Texas Supreme Court Overturns Non-Economic Damages Award Not Grounded in Evidence

The Texas Supreme Court recently handed down an opinion that may help rein in the rash of “nuclear verdicts” juries have been awarding in the last few years. Until now, Texas juries have generally been allowed to pick any number when determining the damage amount. In Gregory v. Chohan, the Supreme Court of Texas addressed the evidence needed to support non-economic damage awards in wrongful death claims.

Gregory was a wrongful death lawsuit arising from a tragic multi-vehicle pileup. The jury delivered a verdict of $38.8 million, with one family receiving an award of just over $15 million in non-economic damages. The defendants appealed the lower court’s ruling on several grounds, including the size of the non-economic damages award. The court of appeals, sitting en banc, affirmed the lower court’s ruling on all grounds.
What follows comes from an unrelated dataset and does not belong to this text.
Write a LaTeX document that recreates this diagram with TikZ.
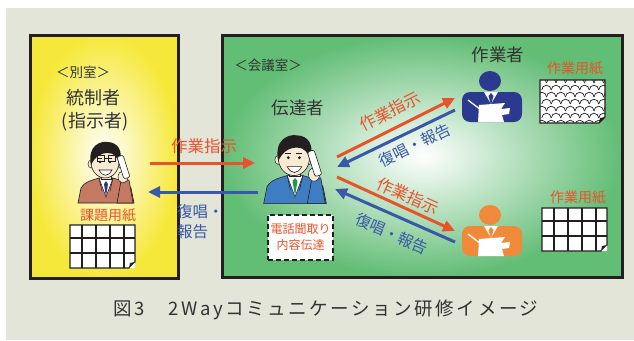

The Supreme Court of Texas then overturned the verdict, in large part because of a lack of actual evidence supporting the amount of non-economic damages awarded.

As noted by the court, the jury’s duty is to find an amount that “would fairly and reasonably compensate for the loss.” Importantly, the court held that it is insufficient for plaintiffs to show the existence of mental anguish or other consortium-type loss: plaintiffs must also present evidence justifying the amount of non-economic damages sought. Put simply, the amount of damages must have a rational basis for the amount that is grounded in evidence.

In Gregory, the court also expressly rejected two common techniques plaintiffs utilize to support requests for large amounts of non-economic damages: unsubstantiated anchors and unexamined ratios.

Technique 1: Unsubstantiated Anchor

Unsubstantiated anchoring is a tactic whereby attorneys suggest damage amounts by referencing objects or values with no rational connection to the facts of the case. In Gregory, the plaintiff’s counsel drew analogies to a $71 million Boeing F-18 fighter jet and a $186 million painting by Mark Rothko. Attorneys across the country use anchors like these to place monetary values on injuries and force jurors to consider damage amounts similar to the numbers offered, despite the lack of a rational connection between reasonable compensation and the suggested anchor. According to the court, unsubstantiated anchors are not evidence of the plaintiff’s loss and do not assist jurors in finding reasonable damage amounts.

Technique 2: Unexamined Ratio

The court also rejected the use of unexamined ratios, where a numerical ratio—that is not related to any evidence in the case—is used to calculate damages.  In Gregory, the plaintiff’s counsel argued that the plaintiffs tried to give their “two cents worth” to the defendants throughout the course of the lawsuit. Then, counsel urged the jury to give their “two cents worth” for every one of the 650 million miles a defendant’s truck drove during the year of the accident. The court explained the plaintiff’s “two cent” argument lacked any rational basis to support the sought compensation. In fact, the Texas Rules of Civil Procedure address techniques like the ones used by the plaintiff and require counselors to confine their arguments “strictly to the evidence and to the arguments of opposing counsel.” Tex. R. Civ. P. 269(e). Furthermore, courts are obligated to prevent improper jury arguments and are not “required to wait for objections to be made when the rules as to arguments are violated.” Tex. R. Civ. P. 269(g).

In overturning the award in Gregory, the Texas Supreme Court is reinforcing the principle that all damages, even non-economic damages, must be rationally tied to the evidence in the case. Where there is no direct evidence illustrating a non-economic damage, such as emotional injury, plaintiffs must establish a rational basis for the damages awarded, such as potential financial consequences of severe emotional trauma. The nature, duration, and severity of the alleged mental anguish also remain relevant considerations when justifying the damage amount. It remains to be seen how effectively trial courts will implement this decision, but it may help limit or prevent irrational nuclear verdicts.